The AI Deal Paradox: How Artificial Intelligence Is Changing What Your GCC Business Is Worth
Artificial intelligence is raising a difficult question for business owners across the Gulf: does AI make a business worth more, or does it simply make buyers more skeptical?
The answer is both. And the data supports both sides.
PwC's 2026 M&A industry outlook found that approximately one-third of the 100 largest corporate M&A transactions in 2025 cited AI as part of the strategic rationale for the deal. Global deal values rose 36% in 2025, and AI was a primary catalyst. FE International reported that nearly half of all technology deals in 2025 carried an AI component, up from roughly one in four a year earlier.
At the same time, Gartner estimates that over 40% of advanced AI projects are canceled before completion due to unclear value or poor controls. FE International also noted that AI companies without clear compliance or data governance face valuation discounts of 20 to 30%.
That is the paradox. AI can improve margins, reduce dependence on manual work, strengthen reporting, and make a company more scalable. But it can also create inflated expectations, vague growth stories, unverifiable claims about "AI capability," and valuation gaps between what sellers believe and what buyers can actually underwrite.
For
M&A advisory in the GCC, this changes the game. Buyers are no longer impressed by AI language alone. They want to know whether AI creates defensible commercial value or whether it is dressing around an ordinary business.
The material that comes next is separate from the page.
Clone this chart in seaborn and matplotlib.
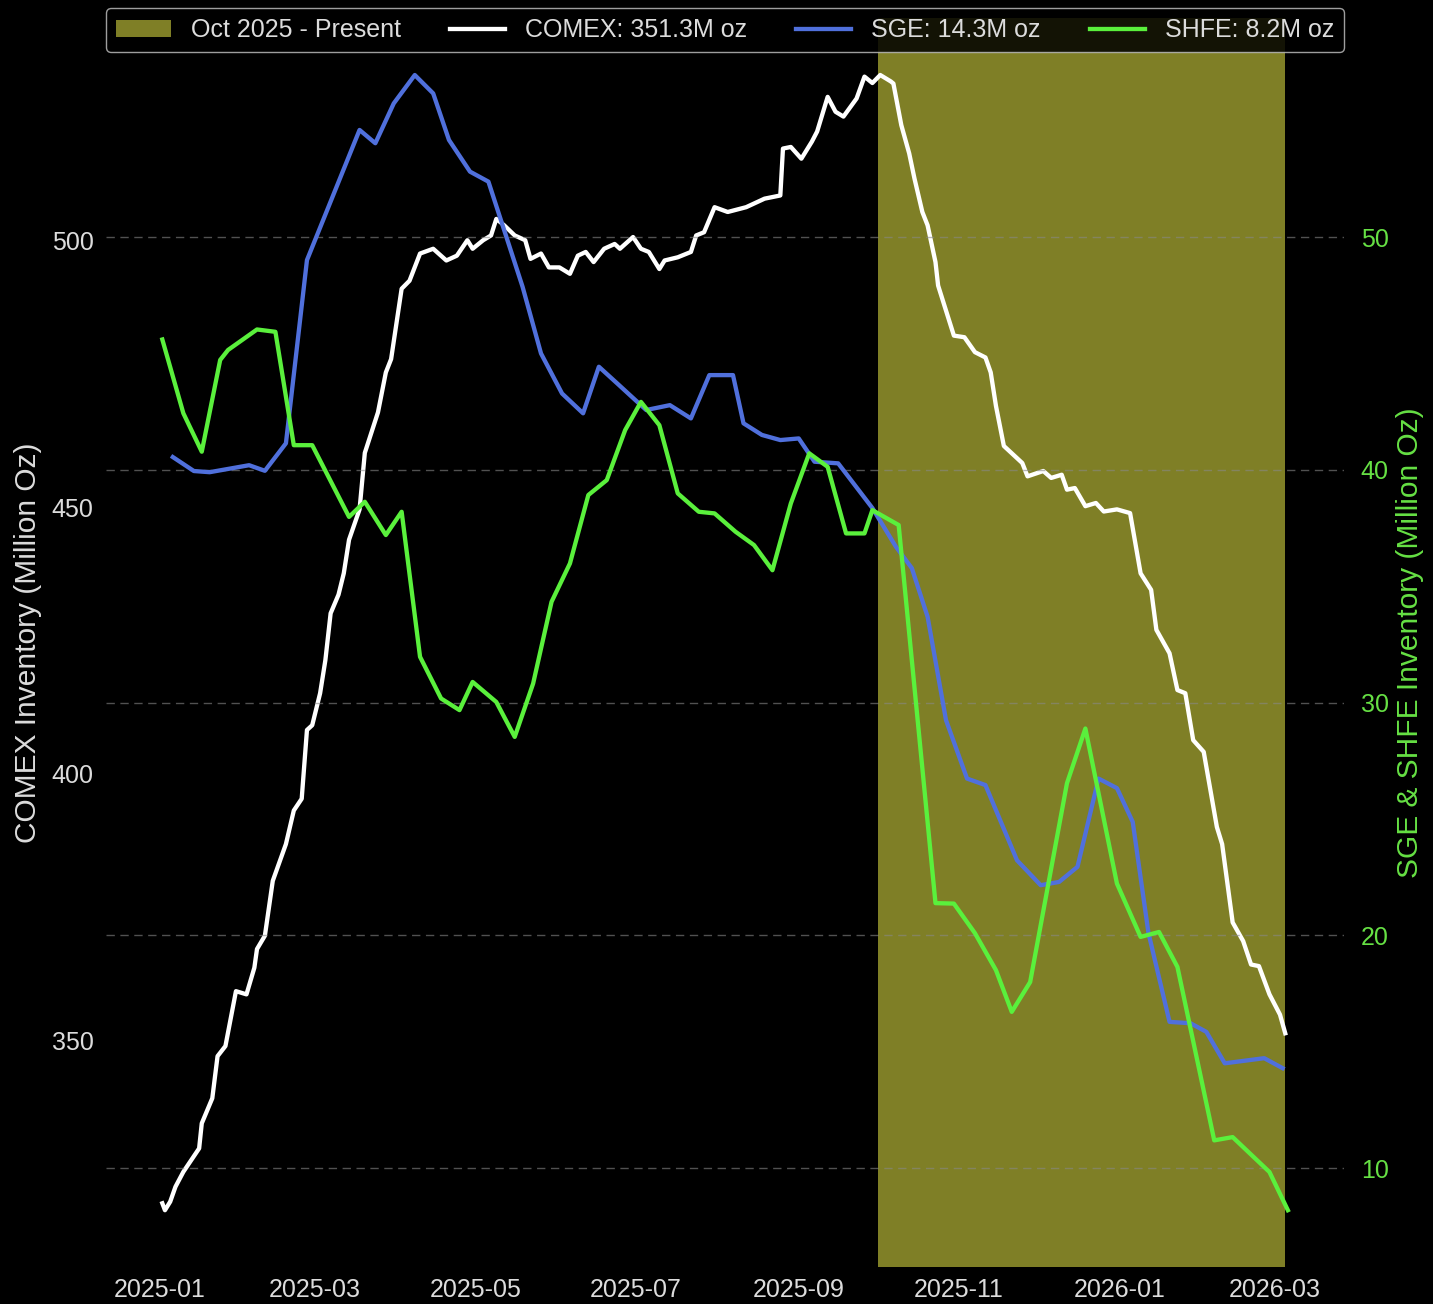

What does AI actually change about business valuation?
AI is not a standard value driver that moves in one direction. It can simultaneously create real operational advantage and create noise that makes buyers more cautious.
Some companies are using AI to improve lead qualification, customer support, demand forecasting, workflow automation, pricing analysis, preventive maintenance, or sales productivity. In those cases, AI genuinely improves the economics of the business. IBM reported that by the end of 2025, its internal AI deployment unlocked $4.5 billion in productivity gains, including a 90% reduction in cycle time for finance and journal processing. Their AI agents now resolve 94% of HR inquiries and 86% of IT queries without human intervention.
But many other businesses are simply adding AI language to their pitch materials without demonstrating what has actually changed in the company's financials. A seller may believe AI should lift valuation because it sounds modern and strategic. A buyer sees that claim and becomes more cautious, because AI assertions are now easy to make and difficult to verify.
At Transworld GCC, we are seeing this tension play out in deal work across the Gulf. The businesses that benefit from AI in a sale are the ones that can prove it in their numbers. The businesses that get hurt are the ones that talk about AI without showing where it appears in margin improvement, cost reduction, or operational resilience.